Hunter Goodman made it 7-1 in the fourth with a solo home run to left – 378 feet on the first pitch he saw from Enyel De Los Santos, his second of the season and first at Coors Field. The Rockies drew nine walks on the day, their most since June 20, 2023, and finished a game with more walks than strikeouts for the first time since July 1, 2024. Ezequiel Tovar added two doubles, his third and fourth of the season. Rumfield plated the seventh run via a sacrifice fly in the sixth, and Johnston drove in the eighth run with a single in the eighth. The contributions were spread across the lineup as they have been throughout the series. When Lorenzen ran into traffic in the sixth, allowing a pair of singles and a walk, Schaeffer turned to Zach Agnos, who induced a groundout from Christian Vazquez to strand three runners. Agnos then came back out for the final three innings, retiring nine of the ten batters he faced and striking out two. It was a remarkable effort from a pitcher who has struggled with results early this season – the hits have found holes, the numbers haven’t been kind – but who has maintained the trust of his staff. “His outings haven’t been bad,” Lorenzen said. “Batting average on balls in play has got to be through the roof. He hasn’t been giving up a ton of hard contact. For him to come in that big situation and just attack the zone the way he did –that was huge.” Agnos himself kept it simple. “We’re a gritty ball club,” he said. ”We embrace it, and we have a good time with it.”

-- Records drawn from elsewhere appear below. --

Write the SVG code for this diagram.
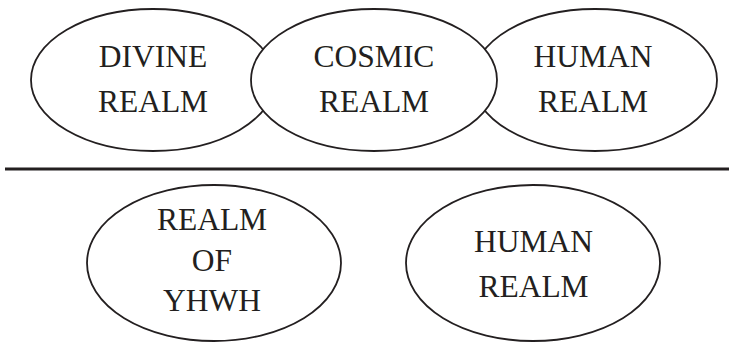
<svg xmlns="http://www.w3.org/2000/svg" width="733" height="342" viewBox="0 0 733 342">
<style>
.node{fill:#fff;stroke:#231f20;stroke-width:1.8}
.lbl{font-family:"Liberation Serif","Times New Roman",serif;font-size:31.5px;fill:#231f20;text-anchor:middle}
</style>
<rect width="733" height="342" fill="#fff"/>
<g id="divine">
<ellipse class="node" cx="153" cy="80" rx="122" ry="71"/>
<text class="lbl" x="153" y="66.7">DIVINE</text>
<text class="lbl" x="153" y="111.7">REALM</text>
</g>
<g id="human-top">
<ellipse class="node" cx="595" cy="80" rx="122" ry="71"/>
<text class="lbl" x="593" y="66.7">HUMAN</text>
<text class="lbl" x="593" y="111.7">REALM</text>
</g>
<g id="cosmic">
<ellipse class="node" cx="374" cy="80" rx="123" ry="71"/>
<text class="lbl" x="374" y="66.7">COSMIC</text>
<text class="lbl" x="374" y="111.7">REALM</text>
</g>
<g id="connectors">
<line x1="5" y1="169" x2="729" y2="169" stroke="#231f20" stroke-width="2.8"/>
</g>
<g id="yhwh">
<ellipse class="node" cx="214" cy="263" rx="127" ry="78"/>
<text class="lbl" x="212" y="230">REALM</text>
<text class="lbl" x="212" y="270.5">OF</text>
<text class="lbl" x="212" y="311">YHWH</text>
</g>
<g id="human-bottom">
<ellipse class="node" cx="533" cy="263" rx="127" ry="78"/>
<text class="lbl" x="533.5" y="251.7">HUMAN</text>
<text class="lbl" x="533.5" y="296.7">REALM</text>
</g>
</svg>
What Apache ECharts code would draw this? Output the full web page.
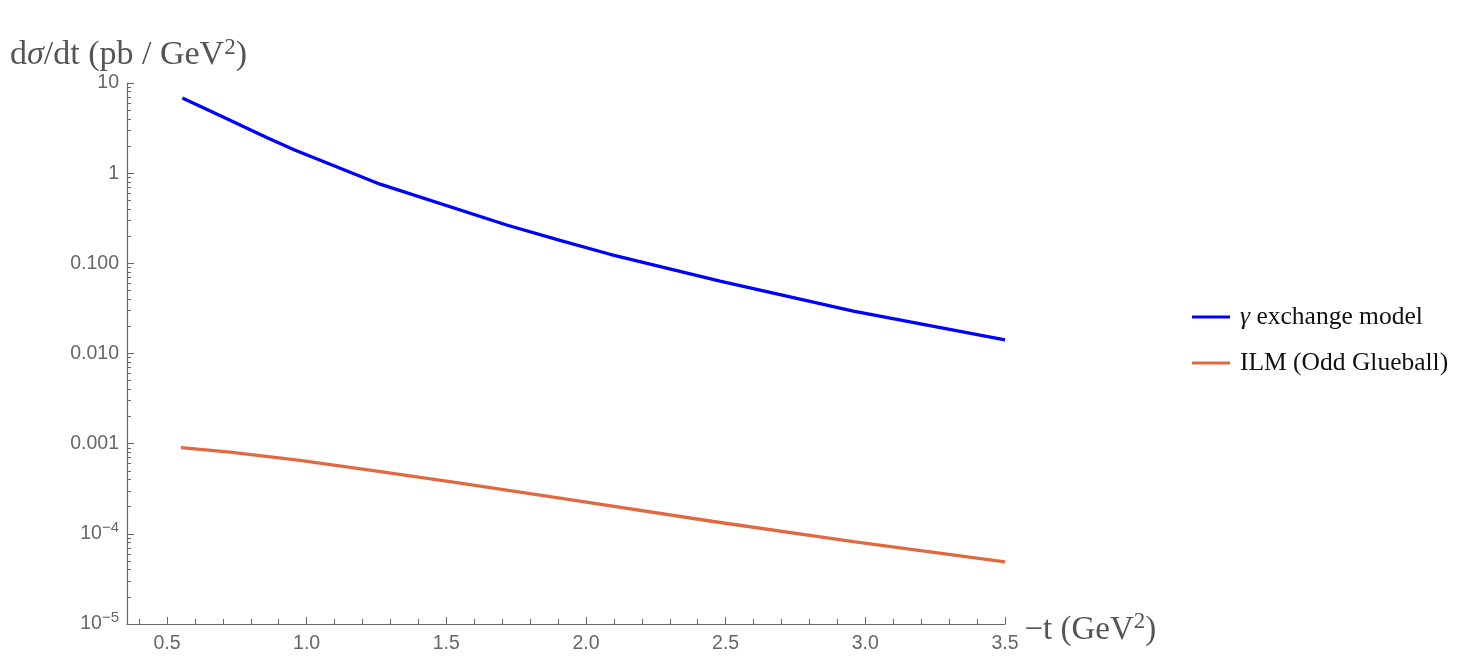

The sweep of Houston gave Colorado four wins in a row for the first time since August of last year. They have gone 6-3 since being swept in Miami to open the season – a turnaround that has been built on pitching depth, relentless baserunning, and an offense that is slowly, game by game, learning to grind. “This is the kind of baseball I expected to play,” Schaeffer said. “And the kind they expect themselves to play.” The Rockies head to San Diego on Thursday with the wind at their backs. Whether this road trip can sustain what the homestand started is the next question. For now, the answer is four in a row and a city that has rediscovered its team.